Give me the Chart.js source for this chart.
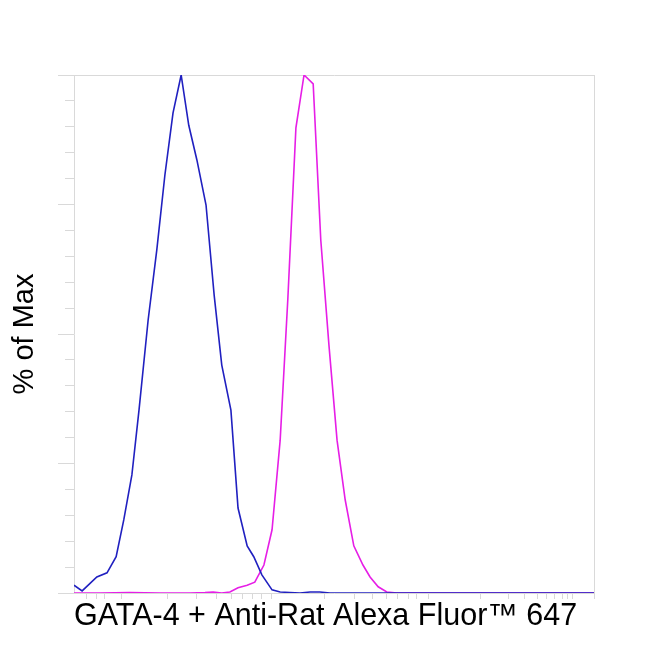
<!DOCTYPE html>
<html>
<head>
<meta charset="utf-8">
<script src="https://cdn.jsdelivr.net/npm/chart.js@4"></script>
<style>
  html, body { margin: 0; padding: 0; background: #ffffff; }
  #wrap { width: 650px; height: 650px; }
</style>
</head>
<body>
<div id="wrap"><canvas id="c" width="650" height="650"></canvas></div>
<script>
// Channel positions (0..1024) and % of Max values
const blueX = [0, 16, 45, 65, 83, 98, 114, 128, 146, 163, 179, 195, 211, 226, 242, 260, 276, 291, 309, 323, 341, 354, 370, 390, 406, 425, 445, 465, 484, 504, 1024];
const blueY = [1.5, 0.4, 3.1, 3.9, 7.0, 14.1, 22.8, 35.3, 52.7, 66.2, 80.7, 92.7, 100, 90.3, 83.6, 74.9, 57.5, 44.0, 35.3, 16.4, 9.1, 7.0, 3.5, 0.6, 0.2, 0.1, 0, 0.2, 0.2, 0, 0];

const magentaX = [0, 51, 110, 169, 228, 258, 274, 291, 307, 323, 341, 356, 374, 390, 406, 421, 437, 453, 471, 486, 502, 518, 534, 551, 569, 583, 599, 616, 636, 1024];
const magentaY = [0, 0, 0.1, 0, 0, 0.1, 0.2, 0, 0.2, 1.0, 1.5, 2.1, 5.4, 12.2, 29.5, 56.6, 89.8, 100, 98.3, 68.1, 47.9, 29.5, 18.0, 9.1, 5.4, 3.1, 1.2, 0.2, 0, 0];

// x-axis (biexponential) tick positions in channel units, no labels
const xTickValues = [24, 45, 61, 93, 185, 242, 280, 311, 331, 352, 370, 388, 494, 553, 587, 616, 638, 658, 675, 699, 800, 855, 888, 912, 931, 947, 961, 971, 981, 1024];

const xTitle = 'GATA-4 + Anti-Rat Alexa Fluor™ 647';
const yTitle = '% of Max';

const toPoints = (xs, ys) => xs.map((x, i) => ({ x: x, y: ys[i] }));
const AXIS_GREY = '#d9d9d9';
const FONT = "'Liberation Sans', Arial, Helvetica, sans-serif";

new Chart(document.getElementById('c'), {
  type: 'line',
  data: {
    datasets: [
      {
        label: 'blue',
        data: toPoints(blueX, blueY),
        borderColor: '#2020c0',
        borderWidth: 1.6,
        pointRadius: 0,
        tension: 0,
        fill: false
      },
      {
        label: 'magenta',
        data: toPoints(magentaX, magentaY),
        borderColor: '#e61ee6',
        borderWidth: 1.6,
        pointRadius: 0,
        tension: 0,
        fill: false
      }
    ]
  },
  options: {
    responsive: false,
    animation: false,
    layout: { padding: { top: 75, right: 56, bottom: 0, left: 0 } },
    plugins: { legend: { display: false }, tooltip: { enabled: false } },
    scales: {
      x: {
        type: 'linear',
        min: 0,
        max: 1024,
        afterBuildTicks: (scale) => { scale.ticks = xTickValues.map(v => ({ value: v })); },
        ticks: { display: false },
        grid: {
          drawOnChartArea: true,
          color: (ctx) => (ctx.tick && ctx.tick.value === 1024) ? AXIS_GREY : 'rgba(0,0,0,0)',
          tickColor: AXIS_GREY,
          tickLength: 6,
          lineWidth: 1
        },
        border: { display: true, color: AXIS_GREY },
        title: {
          display: true,
          text: xTitle,
          align: 'start',
          color: '#000000',
          font: { family: FONT, size: 30.5 },
          padding: { top: -0.8, bottom: 15.2 }
        }
      },
      y: {
        type: 'linear',
        position: 'left',
        weight: 0,
        min: 0,
        max: 100,
        ticks: { display: false, stepSize: 5 },
        grid: {
          drawOnChartArea: true,
          color: (ctx) => (ctx.tick && ctx.tick.value === 100) ? AXIS_GREY : 'rgba(0,0,0,0)',
          tickColor: AXIS_GREY,
          tickLength: 9
        },
        border: { display: true, color: AXIS_GREY }
      },
      yMajor: {
        type: 'linear',
        position: 'left',
        weight: 1,
        min: 0,
        max: 100,
        ticks: { display: false, stepSize: 25 },
        grid: {
          drawOnChartArea: false,
          tickColor: AXIS_GREY,
          tickLength: 7
        },
        border: { display: false },
        title: {
          display: true,
          text: yTitle,
          color: '#000000',
          font: { family: FONT, size: 29 },
          padding: { top: 7.6, bottom: 15.6 }
        }
      }
    }
  }
});
</script>
</body>
</html>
——
▸ Do this: Without the pictures, output the full listing exactly as it stands.

▸ Solution to this problem:
Give me the Chart.js source for this chart.
<!DOCTYPE html>
<html>
<head>
<meta charset="utf-8">
<script src="https://cdn.jsdelivr.net/npm/chart.js@4"></script>
<style>
  html, body { margin: 0; padding: 0; background: #ffffff; }
  #wrap { width: 650px; height: 650px; }
</style>
</head>
<body>
<div id="wrap"><canvas id="c" width="650" height="650"></canvas></div>
<script>
// Channel positions (0..1024) and % of Max values
const blueX = [0, 16, 45, 65, 83, 98, 114, 128, 146, 163, 179, 195, 211, 226, 242, 260, 276, 291, 309, 323, 341, 354, 370, 390, 406, 425, 445, 465, 484, 504, 1024];
const blueY = [1.5, 0.4, 3.1, 3.9, 7.0, 14.1, 22.8, 35.3, 52.7, 66.2, 80.7, 92.7, 100, 90.3, 83.6, 74.9, 57.5, 44.0, 35.3, 16.4, 9.1, 7.0, 3.5, 0.6, 0.2, 0.1, 0, 0.2, 0.2, 0, 0];

const magentaX = [0, 51, 110, 169, 228, 258, 274, 291, 307, 323, 341, 356, 374, 390, 406, 421, 437, 453, 471, 486, 502, 518, 534, 551, 569, 583, 599, 616, 636, 1024];
const magentaY = [0, 0, 0.1, 0, 0, 0.1, 0.2, 0, 0.2, 1.0, 1.5, 2.1, 5.4, 12.2, 29.5, 56.6, 89.8, 100, 98.3, 68.1, 47.9, 29.5, 18.0, 9.1, 5.4, 3.1, 1.2, 0.2, 0, 0];

// x-axis (biexponential) tick positions in channel units, no labels
const xTickValues = [24, 45, 61, 93, 185, 242, 280, 311, 331, 352, 370, 388, 494, 553, 587, 616, 638, 658, 675, 699, 800, 855, 888, 912, 931, 947, 961, 971, 981, 1024];

const xTitle = 'GATA-4 + Anti-Rat Alexa Fluor™ 647';
const yTitle = '% of Max';

const toPoints = (xs, ys) => xs.map((x, i) => ({ x: x, y: ys[i] }));
const AXIS_GREY = '#d9d9d9';
const FONT = "'Liberation Sans', Arial, Helvetica, sans-serif";

new Chart(document.getElementById('c'), {
  type: 'line',
  data: {
    datasets: [
      {
        label: 'blue',
        data: toPoints(blueX, blueY),
        borderColor: '#2020c0',
        borderWidth: 1.6,
        pointRadius: 0,
        tension: 0,
        fill: false
      },
      {
        label: 'magenta',
        data: toPoints(magentaX, magentaY),
        borderColor: '#e61ee6',
        borderWidth: 1.6,
        pointRadius: 0,
        tension: 0,
        fill: false
      }
    ]
  },
  options: {
    responsive: false,
    animation: false,
    layout: { padding: { top: 75, right: 56, bottom: 0, left: 0 } },
    plugins: { legend: { display: false }, tooltip: { enabled: false } },
    scales: {
      x: {
        type: 'linear',
        min: 0,
        max: 1024,
        afterBuildTicks: (scale) => { scale.ticks = xTickValues.map(v => ({ value: v })); },
        ticks: { display: false },
        grid: {
          drawOnChartArea: true,
          color: (ctx) => (ctx.tick && ctx.tick.value === 1024) ? AXIS_GREY : 'rgba(0,0,0,0)',
          tickColor: AXIS_GREY,
          tickLength: 6,
          lineWidth: 1
        },
        border: { display: true, color: AXIS_GREY },
        title: {
          display: true,
          text: xTitle,
          align: 'start',
          color: '#000000',
          font: { family: FONT, size: 30.5 },
          padding: { top: -0.8, bottom: 15.2 }
        }
      },
      y: {
        type: 'linear',
        position: 'left',
        weight: 0,
        min: 0,
        max: 100,
        ticks: { display: false, stepSize: 5 },
        grid: {
          drawOnChartArea: true,
          color: (ctx) => (ctx.tick && ctx.tick.value === 100) ? AXIS_GREY : 'rgba(0,0,0,0)',
          tickColor: AXIS_GREY,
          tickLength: 9
        },
        border: { display: true, color: AXIS_GREY }
      },
      yMajor: {
        type: 'linear',
        position: 'left',
        weight: 1,
        min: 0,
        max: 100,
        ticks: { display: false, stepSize: 25 },
        grid: {
          drawOnChartArea: false,
          tickColor: AXIS_GREY,
          tickLength: 7
        },
        border: { display: false },
        title: {
          display: true,
          text: yTitle,
          color: '#000000',
          font: { family: FONT, size: 29 },
          padding: { top: 7.6, bottom: 15.6 }
        }
      }
    }
  }
});
</script>
</body>
</html>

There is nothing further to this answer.